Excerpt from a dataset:
-------

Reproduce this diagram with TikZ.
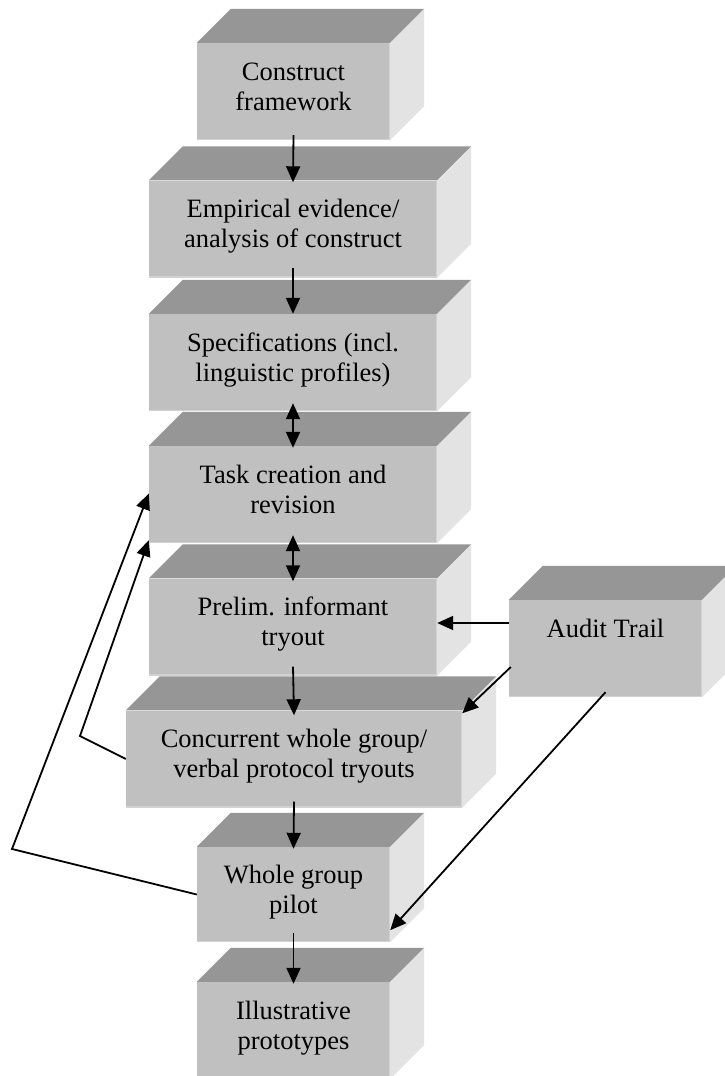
\documentclass[tikz,border=0pt]{standalone}
\usepackage{fontspec}
\setmainfont{Liberation Serif}
\usetikzlibrary{arrows.meta, calc}

\definecolor{ink}{HTML}{000000}
\definecolor{facefront}{HTML}{C0C0C0}
\definecolor{facetop}{HTML}{969696}
\definecolor{faceside}{HTML}{E3E3E3}
\definecolor{faceedge}{HTML}{D2D2D2}

% depth of the 3d faces
\newcommand{\cubedepth}{34}
\newcommand{\cubefaces}[1]{%
  \fill[facetop] (#1.north west) -- ++(\cubedepth,\cubedepth)
    -- ($(#1.north east)+(\cubedepth,\cubedepth)$) -- (#1.north east) -- cycle;
  \fill[faceside] (#1.north east) -- ++(\cubedepth,\cubedepth)
    -- ($(#1.south east)+(\cubedepth,\cubedepth)$) -- (#1.south east) -- cycle;
  \draw[faceedge, line width=1.5pt] ([yshift=0.75pt]#1.south west)
    -- ([xshift=-0.75pt,yshift=0.75pt]#1.south east) -- ([xshift=-0.75pt]#1.north east);
}

\tikzset{
  >={Triangle[length=16pt, width=14pt]},
  %
  cube/.style={
    fill=facefront, inner sep=0pt, align=center, text=ink,
    minimum width=193pt, minimum height=97pt,
    text height=49pt, text depth=12pt,
    font=\fontsize{26.5}{30}\selectfont,
  },
  cubewide/.style={cube, minimum width=288pt},
  %
  flow/.style={draw=ink, line width=1.8pt, ->},
  flowboth/.style={flow, <->},
}

\begin{document}
\begin{tikzpicture}[x=1pt, y=1pt]
\useasboundingbox (0,0) rectangle (724,-1076);

% =========================================================================
% the stack of steps
% =========================================================================
\node[cube] (frame) at (293.5,-91.5) {Construct\\framework};
\node[cubewide] (evid) at (293,-229) {Empirical evidence/\\analysis of construct};
\node[cubewide] (spec) at (293,-362.5) {Specifications (incl.\\linguistic profiles)};
\node[cubewide] (task) at (293,-494.5) {Task creation and\\revision};
\node[cubewide] (prelim) at (293,-627) {Prelim. informant\\tryout};
\node[cube, minimum width=336pt] (concur) at (294,-759)
  {Concurrent whole group/\\verbal protocol tryouts};
\node[cube, minimum height=95pt] (pilot) at (293.5,-894.5) {Whole group\\pilot};
\node[cube] (proto) at (293.5,-1030.5) {Illustrative\\prototypes};

% the audit trail on the right
\node[cube] (audit) at (605.5,-648.5) {Audit Trail\\\mbox{}};

\foreach \c in {frame,evid,spec,task,prelim,concur,pilot,proto,audit}
  {\cubefaces{\c}}

% =========================================================================
% arrows
% =========================================================================
\draw[flow] ([yshift=5pt]frame.south) -- ([yshift=-2pt]evid.north);
\draw[flow] ([yshift=10pt]evid.south) -- (spec.north);
\draw[flowboth] ([yshift=8pt]spec.south) -- ([yshift=-2pt]task.north);
\draw[flowboth] ([yshift=8pt]task.south) -- ([yshift=-3pt]prelim.north);
\draw[flow] ([yshift=9pt]prelim.south) -- ([yshift=-5pt]concur.north);
\draw[flow] ([yshift=6pt]concur.south) -- ([yshift=-2pt]pilot.north);
\draw[flow] ([yshift=9pt]pilot.south) -- ([yshift=-2pt]proto.north);

% from the audit trail
\coordinate (auditout) at ([yshift=25.5pt]audit.west);
\draw[flow] (auditout) -- (auditout -| prelim.east);
\draw[flow] ([xshift=2pt,yshift=-18.5pt]audit.west) -- ([yshift=-3pt]concur.north east);
\draw[flow] ([yshift=5pt]audit.south) -- ([yshift=12pt]pilot.south east);

% feedback to task creation
\coordinate (outerbend) at (12,-849);
\coordinate (innerbend) at (80,-736);
\draw[flow] (pilot.west) -- (outerbend) -- ([yshift=1pt]task.west);
\draw[flow] (concur.west) -- (innerbend) -- ([yshift=3pt]task.south west);

\end{tikzpicture}
\end{document}
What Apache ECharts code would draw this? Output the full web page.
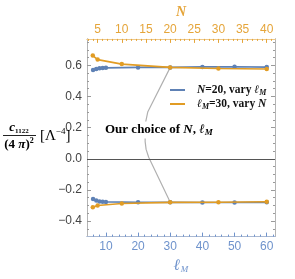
<!DOCTYPE html>
<html><head><meta charset="utf-8">
<script src="https://cdn.jsdelivr.net/npm/echarts@6/dist/echarts.min.js"></script>
<style>html,body{margin:0;padding:0;background:#fff}#c{width:295px;height:279px}</style>
</head><body><div id="c"></div>
<script>
// ---- data ----
const ellM = [6, 7, 8, 9, 10, 20, 30, 40, 50, 60];
const blueTop = [0.570, 0.577, 0.581, 0.583, 0.584, 0.587, 0.587, 0.590, 0.591, 0.589];
const blueBot = [-0.258, -0.268, -0.274, -0.276, -0.277, -0.279, -0.280, -0.281, -0.281, -0.280];
const NVals = [4, 5, 10, 20, 30, 40];
const orangeTop = [0.663, 0.637, 0.608, 0.587, 0.580, 0.577];
const orangeBot = [-0.311, -0.300, -0.287, -0.280, -0.279, -0.276];
const ellTicks = [10, 20, 30, 40, 50, 60];
const ellMinor = [6, 8, 12, 14, 16, 18, 22, 24, 26, 28, 32, 34, 36, 38, 42, 44, 46, 48, 52, 54, 56, 58, 62];
const NTicks = [5, 10, 15, 20, 25, 30, 35, 40];
const NMinor = [3, 4, 6, 7, 8, 9, 11, 12, 13, 14, 16, 17, 18, 19, 21, 22, 23, 24, 26, 27, 28, 29, 31, 32, 33, 34, 36, 37, 38, 39, 41];
const yTicks = [-0.4, -0.2, 0.0, 0.2, 0.4, 0.6];
const yMinor = [-0.45, -0.35, -0.3, -0.25, -0.15, -0.1, -0.05, 0.05, 0.1, 0.15, 0.25, 0.3, 0.35, 0.45, 0.5, 0.55, 0.65, 0.7, 0.75];
// annotation path (data coords on ℓ_M / value axes)
const calloutEll = [30, 23.0, 22.4, 22.2, 22.2, 22.5, 23.3, 30];
const calloutVal = [0.587, 0.30, 0.24, 0.18, 0.11, 0.06, 0.01, -0.280];
const legendBlue = 'N=20, vary ℓM';
const legendOrange = 'ℓM=30, vary N';

const BLUE = '#5E81B5', ORANGE = '#E19C24';
const SERIF = '"Liberation Serif","DejaVu Serif",serif';
const SANS = '"Liberation Sans",Arial,sans-serif';
const X0 = [4.12, 62.57], XN = [2.8, 41.71], YR = [-0.5, 0.77];

function fmt(v) { return (v < 0 ? '\u2212' : '') + Math.abs(v).toFixed(1); }
function zip(a, b) { return a.map((v, i) => [v, b[i]]); }

function xAx(pos, range, vals, color, lineColor, major, showLabel) {
  return {
    type: 'value', position: pos, min: range[0], max: range[1],
    axisLine: { show: true, onZero: false, lineStyle: { color: lineColor, width: 1 } },
    axisTick: { show: true, inside: true, length: major ? 4 : 2, customValues: vals, lineStyle: { color: color } },
    axisLabel: { show: showLabel, customValues: vals, color: color, fontFamily: SANS, fontSize: 12, margin: pos === 'top' ? 3 : 4 },
    splitLine: { show: false },
    nameLocation: 'middle'
  };
}
function yAx(pos, vals, major, showLabel) {
  return {
    type: 'value', position: pos, min: YR[0], max: YR[1],
    axisLine: { show: true, onZero: false, lineStyle: { color: '#b4b4b4', width: 1 } },
    axisTick: { show: true, inside: true, length: major ? 4 : 2, customValues: vals, lineStyle: { color: '#9a9a9a' } },
    axisLabel: { show: showLabel, customValues: vals, color: '#444', fontFamily: SANS, fontSize: 12, margin: 5, formatter: fmt },
    splitLine: { show: false }
  };
}

const xAxes = [
  xAx('bottom', X0, ellTicks, '#6f93cc', '#a9b8d2', true, true),
  xAx('top', XN, NTicks, '#E5A53A', '#eec98a', true, true),
  xAx('bottom', X0, ellMinor, '#6f93cc', '#a9b8d2', false, false),
  xAx('top', XN, NMinor, '#E5A53A', '#eec98a', false, false)
];
xAxes[0].name = '{l|ℓ}{s|M}';
xAxes[0].nameGap = 16;
xAxes[0].nameTextStyle = { rich: { l: { fontFamily: SERIF, fontStyle: 'italic', fontWeight: 'bold', fontSize: 16, color: '#6f93cc' }, s: { fontFamily: SERIF, fontStyle: 'italic', fontSize: 9, color: '#6f93cc', padding: [8, 0, 0, 0] } } };
xAxes[1].name = 'N';
xAxes[1].nameGap = 17;
xAxes[1].nameTextStyle = { fontFamily: SERIF, fontStyle: 'italic', fontWeight: 'bold', fontSize: 14, color: '#E5A53A' };

const yAxes = [yAx('left', yTicks, true, true), yAx('right', yTicks, true, false), yAx('left', yMinor, false, false), yAx('right', yMinor, false, false)];

const line = (name, xi, data, color, extra) => Object.assign({
  name, type: 'line', xAxisIndex: xi, yAxisIndex: 0, data,
  symbol: 'circle', symbolSize: 4.5, lineStyle: { color, width: 1.6 }, itemStyle: { color },
  z: 3, animation: false
}, extra || {});

const richLegend = {
  i: { fontFamily: SERIF, fontStyle: 'italic', fontWeight: 'bold', fontSize: 11.5, color: '#111' },
  n: { fontFamily: SERIF, fontWeight: 'bold', fontSize: 11.5, color: '#111' },
  s: { fontFamily: SERIF, fontStyle: 'italic', fontWeight: 'bold', fontSize: 8, color: '#111', padding: [6, 0, 0, 0] },
  g: { width: 7 }
};
const richCallout = {
  i: { fontFamily: SERIF, fontStyle: 'italic', fontWeight: 'bold', fontSize: 13, color: '#111' },
  n: { fontFamily: SERIF, fontWeight: 'bold', fontSize: 13, color: '#111' },
  s: { fontFamily: SERIF, fontStyle: 'italic', fontWeight: 'bold', fontSize: 9, color: '#111', padding: [6, 0, 0, 0] }
};

const chart = echarts.init(document.getElementById('c'), null, { renderer: 'canvas' });
chart.setOption({
  animation: false,
  grid: { left: 87, right: 20, top: 35, bottom: 36, containLabel: false },
  xAxis: xAxes,
  yAxis: yAxes,
  legend: {
    left: 165, top: 79, orient: 'vertical', itemGap: 1, itemWidth: 15, itemHeight: 2,
    icon: 'rect', data: [legendBlue, legendOrange],
    formatter: n => n === legendBlue ? '{g|}{i|N}{n|=20, vary }{i|ℓ}{s|M}' : '{g|}{i|ℓ}{s|M}{n|=30, vary }{i|N}',
    textStyle: { rich: richLegend }, selectedMode: false
  },
  series: [
    { type: 'line', xAxisIndex: 0, yAxisIndex: 0, data: zip(calloutEll, calloutVal), symbol: 'none',
      lineStyle: { color: '#b0b0b0', width: 1.2 }, z: 1, silent: true },
    line(legendBlue, 0, zip(ellM, blueTop), BLUE, {
      markLine: { silent: true, symbol: 'none', label: { show: false }, lineStyle: { color: '#555', width: 1, type: 'solid' }, data: [{ yAxis: 0 }] }
    }),
    line(legendBlue, 0, zip(ellM, blueBot), BLUE),
    line(legendOrange, 1, zip(NVals, orangeTop), ORANGE, { z: 4 }),
    line(legendOrange, 1, zip(NVals, orangeBot), ORANGE, { z: 4 })
  ],
  graphic: [
    { type: 'text', z: 100, x: 104, y: 130, style: {
        text: '{n|Our choice of }{i|N}{n|, }{i|ℓ}{s|M}', verticalAlign: 'middle', backgroundColor: '#fff', padding: [1, 1, 1, 1],
        rich: richCallout } },
    { type: 'text', z: 100, x: 19, y: 128, style: {
        text: '{c|c}{s|1122}', align: 'center', verticalAlign: 'middle',
        rich: { c: { fontFamily: SERIF, fontStyle: 'italic', fontWeight: 'bold', fontSize: 13, color: '#111' },
                s: { fontFamily: SERIF, fontWeight: 'bold', fontSize: 7, color: '#111', padding: [6, 0, 0, 0] } } } },
    { type: 'line', z: 100, shape: { x1: 3, y1: 135.5, x2: 36, y2: 135.5 }, style: { stroke: '#222', lineWidth: 1 } },
    { type: 'text', z: 100, x: 19, y: 145, style: {
        text: '{n|(4 }{i|π}{n|)}{p|2}', align: 'center', verticalAlign: 'middle',
        rich: { n: { fontFamily: SERIF, fontWeight: 'bold', fontSize: 13, color: '#111' },
                i: { fontFamily: SERIF, fontStyle: 'italic', fontWeight: 'bold', fontSize: 13, color: '#111' },
                p: { fontFamily: SERIF, fontWeight: 'bold', fontSize: 8, color: '#111', padding: [0, 0, 8, 0] } } } },
    { type: 'text', z: 100, x: 40, y: 136, style: {
        text: '{n|[Λ}{p|−4}{n|]}', verticalAlign: 'middle',
        rich: { n: { fontFamily: SERIF, fontSize: 15, color: '#111' },
                p: { fontFamily: SERIF, fontSize: 9, color: '#111', padding: [0, 0, 9, 0] } } } }
  ]
});
</script></body></html>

-------

• **Exercise instructions**
Across the entries above, how many lines contain "this"? Provide only the count.

• **Response below**
2